Our daughters are in band/color guard at the high school and we took the night off tp go watch their first performance of this year’s halftime show. The band director at the high school has done a phenomenal job with the kids this year and the show is simply wonderful. It’s called Heroes Fallen, But Not Forgotten and is a tribute to all those who have given their lives in the name of freedom. It’s very moving to watch.
For me, the show is very emotional. My son, Chayce, just left home for his second deployment overseas. He came home last November from a year of service in Afghanistan and has now left for Kuwait. He will be driving a truck hauling supplies from Kuwait to Iraq. It’s so hard to watch your child leave-to know he has left the safety of your arms, your home, can be heart-wrenching. It made me consider what the birth parents of the children we foster may be going through.
I am sure many of the birth parents feel the same way. When their children are removed from their care they face the same uncertainty. They have no idea where their child(ren) are going or how they will be treated. Regardless of what the allegation is against them, these are still their children and I am certain they love them. When you look at it from that perspective it kind of changes your opinion of them. They are not horrible people, most of them anyway. They want what is best for their child, they simply lack the skills and/or resources to provide what their child(ren) need. This is where we, the foster parents, come in.

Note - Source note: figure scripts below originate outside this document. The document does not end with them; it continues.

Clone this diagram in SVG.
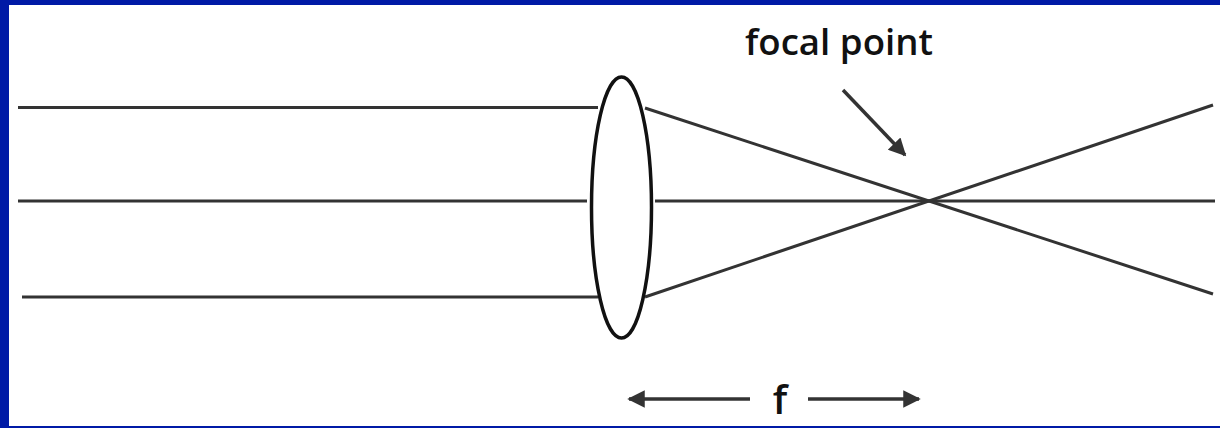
<svg xmlns="http://www.w3.org/2000/svg" width="1220" height="428" viewBox="0 0 1220 428">
<style>
.ray{stroke:#333;stroke-width:3;fill:none}
.arr{stroke:#333;stroke-width:3.5;fill:none}
.lbl{font-family:"Open Sans","Noto Sans",sans-serif;font-weight:600;fill:#111}
</style>
<defs>
<marker id="ah" viewBox="0 0 10 10" refX="9" refY="5" markerWidth="6" markerHeight="5" markerUnits="strokeWidth" orient="auto-start-reverse">
<path d="M0,0 L10,5 L0,10 z" fill="#333"/>
</marker>
</defs>
<rect x="0" y="0" width="1220" height="428" fill="#001aa6"/>
<rect x="9" y="5" width="1211" height="421" fill="#fff"/>
<g id="connectors">
<line class="ray" x1="18" y1="107.5" x2="598" y2="107.5"/>
<line class="ray" x1="18" y1="201" x2="587" y2="201"/>
<line class="ray" x1="655" y1="201" x2="1215" y2="201"/>
<line class="ray" x1="22" y1="297" x2="598" y2="297"/>
<line class="ray" x1="645" y1="108" x2="1213" y2="294"/>
<line class="ray" x1="645" y1="297" x2="1213" y2="105"/>
<line class="arr" x1="843" y1="90" x2="905" y2="155" marker-end="url(#ah)"/>
<line class="arr" x1="750" y1="399" x2="629" y2="399" marker-end="url(#ah)"/>
<line class="arr" x1="808" y1="399" x2="919" y2="399" marker-end="url(#ah)"/>
</g>
<g id="lens">
<ellipse cx="621.5" cy="207.5" rx="30" ry="130.5" fill="#fff" stroke="#111" stroke-width="3.5"/>
</g>
<g id="focal-label">
<text class="lbl" x="745" y="55" font-size="36" textLength="188" lengthAdjust="spacingAndGlyphs">focal point</text>
</g>
<g id="f-label">
<text class="lbl" x="780" y="414" font-size="40" text-anchor="middle">f</text>
</g>
</svg>
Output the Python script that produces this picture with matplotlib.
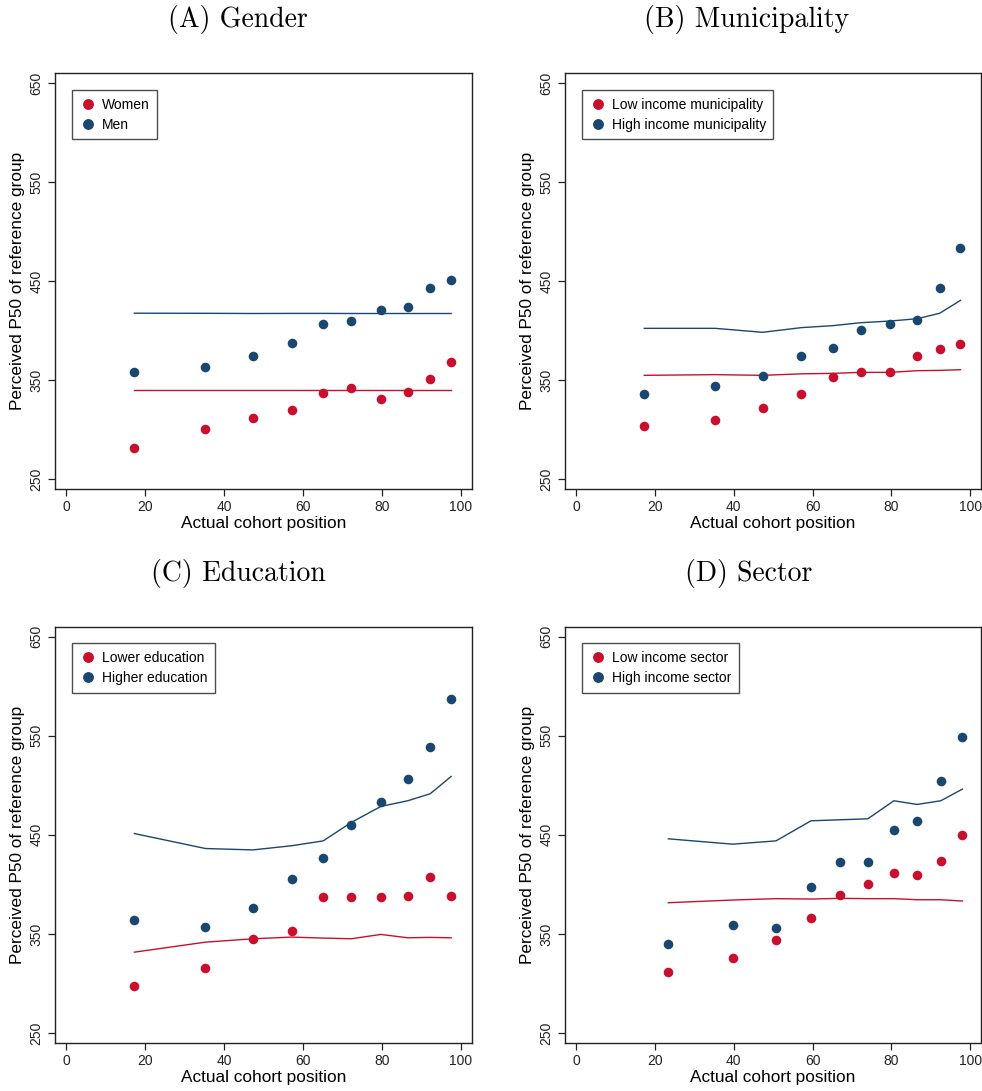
import matplotlib
matplotlib.use("Agg")
import matplotlib.pyplot as plt
from matplotlib.lines import Line2D

RED = "#C8102E"
BLUE = "#1A476F"

# ---------------- data ----------------
x_std = [17.3, 35.3, 47.3, 57.1, 65.1, 72.2, 79.7, 86.5, 92.2, 97.5]
x_sector = [23.4, 39.7, 50.7, 59.6, 66.9, 74.0, 80.6, 86.5, 92.5, 98.0]

# (A) Gender
women_pts = [281.0, 300.6, 311.3, 320.1, 337.0, 341.7, 331.2, 337.6, 351.4, 368.0]
women_line = [340.0, 340.0, 340.0, 340.0, 340.0, 340.0, 340.0, 340.0, 340.0, 340.0]
men_pts = [358.2, 362.9, 374.0, 387.2, 406.4, 410.1, 421.2, 423.9, 443.1, 451.2]
men_line = [417.6, 417.5, 417.3, 417.4, 417.4, 417.3, 417.3, 417.3, 417.3, 417.3]

# (B) Municipality
lowmun_pts = [303.6, 309.3, 321.4, 335.9, 353.1, 358.2, 358.2, 374.0, 381.1, 386.5]
lowmun_line = [354.8, 355.5, 354.8, 356.3, 356.8, 357.8, 357.8, 359.5, 359.8, 360.5]
highmun_pts = [336.3, 343.7, 353.8, 374.7, 382.4, 400.6, 406.4, 410.4, 442.8, 483.2]
highmun_line = [402.3, 402.3, 398.3, 403.0, 405.0, 408.0, 409.7, 412.0, 417.5, 430.6]

# (C) Education
lowedu_pts = [297.6, 316.1, 344.8, 353.2, 386.9, 387.6, 387.6, 388.6, 407.5, 388.0]
lowedu_line = [331.6, 341.7, 345.1, 346.8, 345.8, 345.1, 349.5, 346.1, 346.5, 346.1]
highedu_pts = [364.3, 356.9, 375.8, 405.5, 426.7, 460.1, 483.1, 506.7, 539.0, 587.3]
highedu_line = [451.3, 436.2, 434.8, 439.0, 443.9, 462.5, 478.7, 484.4, 491.5, 509.0]

# (D) Sector
lowsec_pts = [311.4, 325.9, 343.8, 366.4, 389.0, 400.1, 411.2, 409.5, 423.4, 450.3]
lowsec_line = [381.5, 384.2, 385.6, 385.2, 385.9, 385.6, 385.6, 384.5, 384.5, 383.2]
highsec_pts = [339.7, 358.9, 355.9, 397.0, 422.7, 423.1, 455.4, 463.5, 504.0, 548.8]
highsec_line = [446.0, 440.6, 443.9, 464.2, 465.2, 466.2, 484.4, 480.7, 484.4, 496.2]

titles = ["(A) Gender", "(B) Municipality", "(C) Education", "(D) Sector"]
legend_labels = [
    ["Women", "Men"],
    ["Low income municipality", "High income municipality"],
    ["Lower education", "Higher education"],
    ["Low income sector", "High income sector"],
]
xticks = [0, 20, 40, 60, 80, 100]
yticks = [250, 350, 450, 550, 650]
xlabel = "Actual cohort position"
ylabel = "Perceived P50 of reference group"

panels = [
    (x_std, women_pts, women_line, men_pts, men_line),
    (x_std, lowmun_pts, lowmun_line, highmun_pts, highmun_line),
    (x_std, lowedu_pts, lowedu_line, highedu_pts, highedu_line),
    (x_sector, lowsec_pts, lowsec_line, highsec_pts, highsec_line),
]

# ---------------- figure ----------------
W, H = 982, 1091
fig = plt.figure(figsize=(W / 100, H / 100), dpi=100)
plt.rcParams["font.family"] = ["Liberation Sans", "DejaVu Sans"]

# pixel boxes (left, top, right, bottom)
boxes = [
    (55, 73.3, 471.7, 489.3),
    (565, 73.3, 981.0, 489.3),
    (55, 626.7, 471.7, 1043.3),
    (565, 626.7, 981.0, 1043.3),
]
title_pos = [(238, 20), (747, 20), (238, 573), (749, 573)]

for i, (box, data) in enumerate(zip(boxes, panels)):
    l, t, r, b = box
    ax = fig.add_axes([l / W, 1 - b / H, (r - l) / W, (b - t) / H])
    xs, p1, l1, p2, l2 = data
    ax.plot(xs, l1, color=RED, lw=1.0, zorder=2)
    ax.plot(xs, l2, color=BLUE, lw=1.0, zorder=2)
    ax.scatter(xs, p1, s=48, color=RED, zorder=3, linewidths=0)
    ax.scatter(xs, p2, s=48, color=BLUE, zorder=3, linewidths=0)

    ax.set_xlim(-2.8, 102.7)
    ax.set_ylim(239.6, 660.1)
    ax.set_xticks(xticks)
    ax.set_yticks(yticks)
    ax.tick_params(axis="both", direction="out", length=4.8, width=0.9,
                   labelsize=10, colors="#222222")
    ax.tick_params(axis="x", pad=3)
    ax.tick_params(axis="y", pad=3.5)
    for lab in ax.get_yticklabels():
        lab.set_rotation(90)
        lab.set_va("center")
        lab.set_ha("right")
    for sp in ax.spines.values():
        sp.set_linewidth(1.0)
        sp.set_color("#222222")

    ax.set_xlabel(xlabel, fontsize=12.4)
    ax.set_ylabel(ylabel, fontsize=12.4)
    ax.xaxis.set_label_coords(0.5, -0.063)
    ax.yaxis.set_label_coords(-0.072, 0.5)

    handles = [
        Line2D([], [], ls="none", marker="o", color=RED, markersize=6.8),
        Line2D([], [], ls="none", marker="o", color=BLUE, markersize=6.8),
    ]
    leg = ax.legend(handles, legend_labels[i], loc="upper left", fontsize=10,
                    frameon=True, fancybox=False, borderaxespad=1.2,
                    handletextpad=0.4, handlelength=1.2, borderpad=0.55,
                    labelspacing=0.45)
    leg.get_frame().set_edgecolor("#222222")
    leg.get_frame().set_linewidth(1.0)

    tx, ty = title_pos[i]
    fig.text(tx / W, 1 - ty / H, titles[i], fontsize=20, family="cmr10",
             ha="center", va="center")

fig.savefig("out.png", dpi=100)
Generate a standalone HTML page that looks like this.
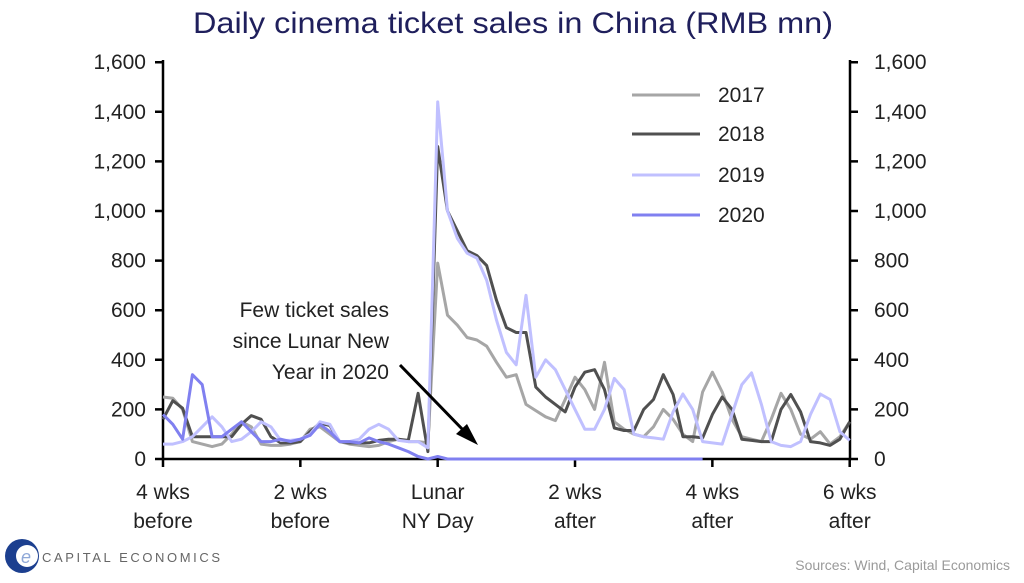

As we take these children into our homes we need to consider what they, and their parents, are giving up. Encourage their visits with each other to foster the relationship they already have. Talk with the children about their parent(s) in a positive way. Help them write notes to them (but, don’t force them) letting them know they are thinking of them. In this way, children can stay in touch. Include the parents in the child’s lifebooks.
It only takes a little effort on our part to keep the lines of communication open between the birth parent and the child, but what a difference this can make in the life of that child.